- _What you should do_:
Copy the data below exactly, omitting any picture it contains.

- _Data block_:
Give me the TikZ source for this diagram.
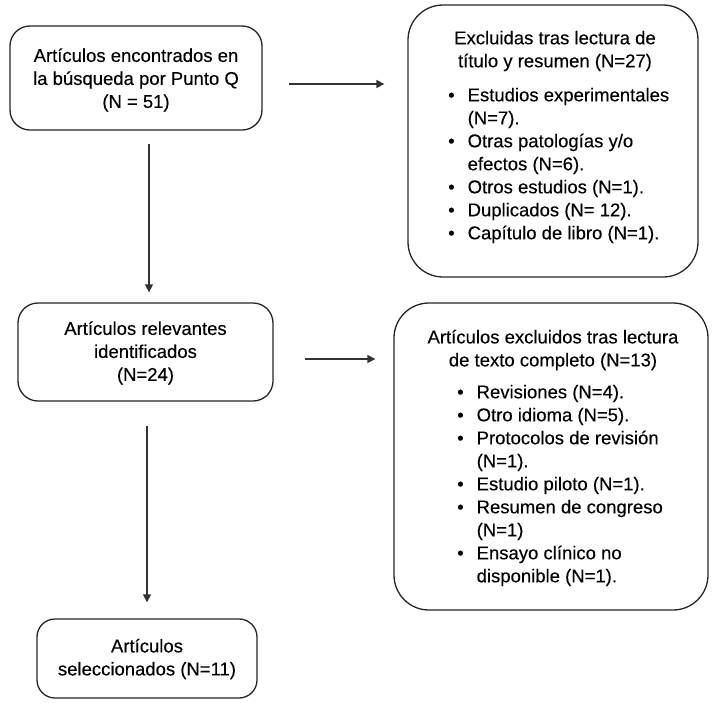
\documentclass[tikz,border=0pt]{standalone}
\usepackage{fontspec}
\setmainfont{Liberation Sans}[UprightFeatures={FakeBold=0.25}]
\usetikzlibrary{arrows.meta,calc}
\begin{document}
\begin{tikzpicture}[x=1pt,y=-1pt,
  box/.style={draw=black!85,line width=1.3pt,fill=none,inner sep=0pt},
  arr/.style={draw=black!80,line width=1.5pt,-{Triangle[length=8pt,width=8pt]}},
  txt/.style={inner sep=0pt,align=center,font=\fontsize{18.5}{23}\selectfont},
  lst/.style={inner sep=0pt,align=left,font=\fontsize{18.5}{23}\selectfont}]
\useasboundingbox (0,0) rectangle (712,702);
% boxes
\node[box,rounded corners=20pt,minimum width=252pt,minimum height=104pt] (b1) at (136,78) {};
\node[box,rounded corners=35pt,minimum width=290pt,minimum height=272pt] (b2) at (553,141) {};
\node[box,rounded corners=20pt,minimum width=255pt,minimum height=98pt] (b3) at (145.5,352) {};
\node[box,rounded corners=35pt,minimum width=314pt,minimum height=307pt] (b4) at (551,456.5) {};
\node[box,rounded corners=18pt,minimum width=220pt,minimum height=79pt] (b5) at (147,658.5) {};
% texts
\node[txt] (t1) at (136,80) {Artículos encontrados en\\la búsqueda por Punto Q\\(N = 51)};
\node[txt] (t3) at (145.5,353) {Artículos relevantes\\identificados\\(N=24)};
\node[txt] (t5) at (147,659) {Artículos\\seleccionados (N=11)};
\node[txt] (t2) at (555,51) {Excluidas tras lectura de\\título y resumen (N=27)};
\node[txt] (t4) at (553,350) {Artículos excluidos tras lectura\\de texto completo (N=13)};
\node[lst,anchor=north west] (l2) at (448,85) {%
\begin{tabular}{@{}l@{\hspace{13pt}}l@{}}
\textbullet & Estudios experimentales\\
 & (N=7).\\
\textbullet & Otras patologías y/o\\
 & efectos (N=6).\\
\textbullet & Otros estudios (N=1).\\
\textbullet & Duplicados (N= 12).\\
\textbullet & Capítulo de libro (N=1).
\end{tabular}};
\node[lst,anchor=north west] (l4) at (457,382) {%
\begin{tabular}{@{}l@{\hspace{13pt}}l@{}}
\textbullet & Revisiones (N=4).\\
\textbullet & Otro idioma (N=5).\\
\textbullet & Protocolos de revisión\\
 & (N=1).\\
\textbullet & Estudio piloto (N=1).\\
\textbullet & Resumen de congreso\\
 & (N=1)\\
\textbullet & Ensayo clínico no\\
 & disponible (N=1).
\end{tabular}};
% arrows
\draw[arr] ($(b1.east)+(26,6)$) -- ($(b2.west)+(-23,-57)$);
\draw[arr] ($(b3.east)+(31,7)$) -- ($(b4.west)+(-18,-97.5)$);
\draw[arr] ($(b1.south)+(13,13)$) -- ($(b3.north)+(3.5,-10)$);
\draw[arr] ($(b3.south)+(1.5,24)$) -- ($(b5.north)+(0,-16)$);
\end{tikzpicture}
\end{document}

- _Task solution_:
Give me the TikZ source for this diagram.
\documentclass[tikz,border=0pt]{standalone}
\usepackage{fontspec}
\setmainfont{Liberation Sans}[UprightFeatures={FakeBold=0.25}]
\usetikzlibrary{arrows.meta,calc}
\begin{document}
\begin{tikzpicture}[x=1pt,y=-1pt,
  box/.style={draw=black!85,line width=1.3pt,fill=none,inner sep=0pt},
  arr/.style={draw=black!80,line width=1.5pt,-{Triangle[length=8pt,width=8pt]}},
  txt/.style={inner sep=0pt,align=center,font=\fontsize{18.5}{23}\selectfont},
  lst/.style={inner sep=0pt,align=left,font=\fontsize{18.5}{23}\selectfont}]
\useasboundingbox (0,0) rectangle (712,702);
% boxes
\node[box,rounded corners=20pt,minimum width=252pt,minimum height=104pt] (b1) at (136,78) {};
\node[box,rounded corners=35pt,minimum width=290pt,minimum height=272pt] (b2) at (553,141) {};
\node[box,rounded corners=20pt,minimum width=255pt,minimum height=98pt] (b3) at (145.5,352) {};
\node[box,rounded corners=35pt,minimum width=314pt,minimum height=307pt] (b4) at (551,456.5) {};
\node[box,rounded corners=18pt,minimum width=220pt,minimum height=79pt] (b5) at (147,658.5) {};
% texts
\node[txt] (t1) at (136,80) {Artículos encontrados en\\la búsqueda por Punto Q\\(N = 51)};
\node[txt] (t3) at (145.5,353) {Artículos relevantes\\identificados\\(N=24)};
\node[txt] (t5) at (147,659) {Artículos\\seleccionados (N=11)};
\node[txt] (t2) at (555,51) {Excluidas tras lectura de\\título y resumen (N=27)};
\node[txt] (t4) at (553,350) {Artículos excluidos tras lectura\\de texto completo (N=13)};
\node[lst,anchor=north west] (l2) at (448,85) {%
\begin{tabular}{@{}l@{\hspace{13pt}}l@{}}
\textbullet & Estudios experimentales\\
 & (N=7).\\
\textbullet & Otras patologías y/o\\
 & efectos (N=6).\\
\textbullet & Otros estudios (N=1).\\
\textbullet & Duplicados (N= 12).\\
\textbullet & Capítulo de libro (N=1).
\end{tabular}};
\node[lst,anchor=north west] (l4) at (457,382) {%
\begin{tabular}{@{}l@{\hspace{13pt}}l@{}}
\textbullet & Revisiones (N=4).\\
\textbullet & Otro idioma (N=5).\\
\textbullet & Protocolos de revisión\\
 & (N=1).\\
\textbullet & Estudio piloto (N=1).\\
\textbullet & Resumen de congreso\\
 & (N=1)\\
\textbullet & Ensayo clínico no\\
 & disponible (N=1).
\end{tabular}};
% arrows
\draw[arr] ($(b1.east)+(26,6)$) -- ($(b2.west)+(-23,-57)$);
\draw[arr] ($(b3.east)+(31,7)$) -- ($(b4.west)+(-18,-97.5)$);
\draw[arr] ($(b1.south)+(13,13)$) -- ($(b3.north)+(3.5,-10)$);
\draw[arr] ($(b3.south)+(1.5,24)$) -- ($(b5.north)+(0,-16)$);
\end{tikzpicture}
\end{document}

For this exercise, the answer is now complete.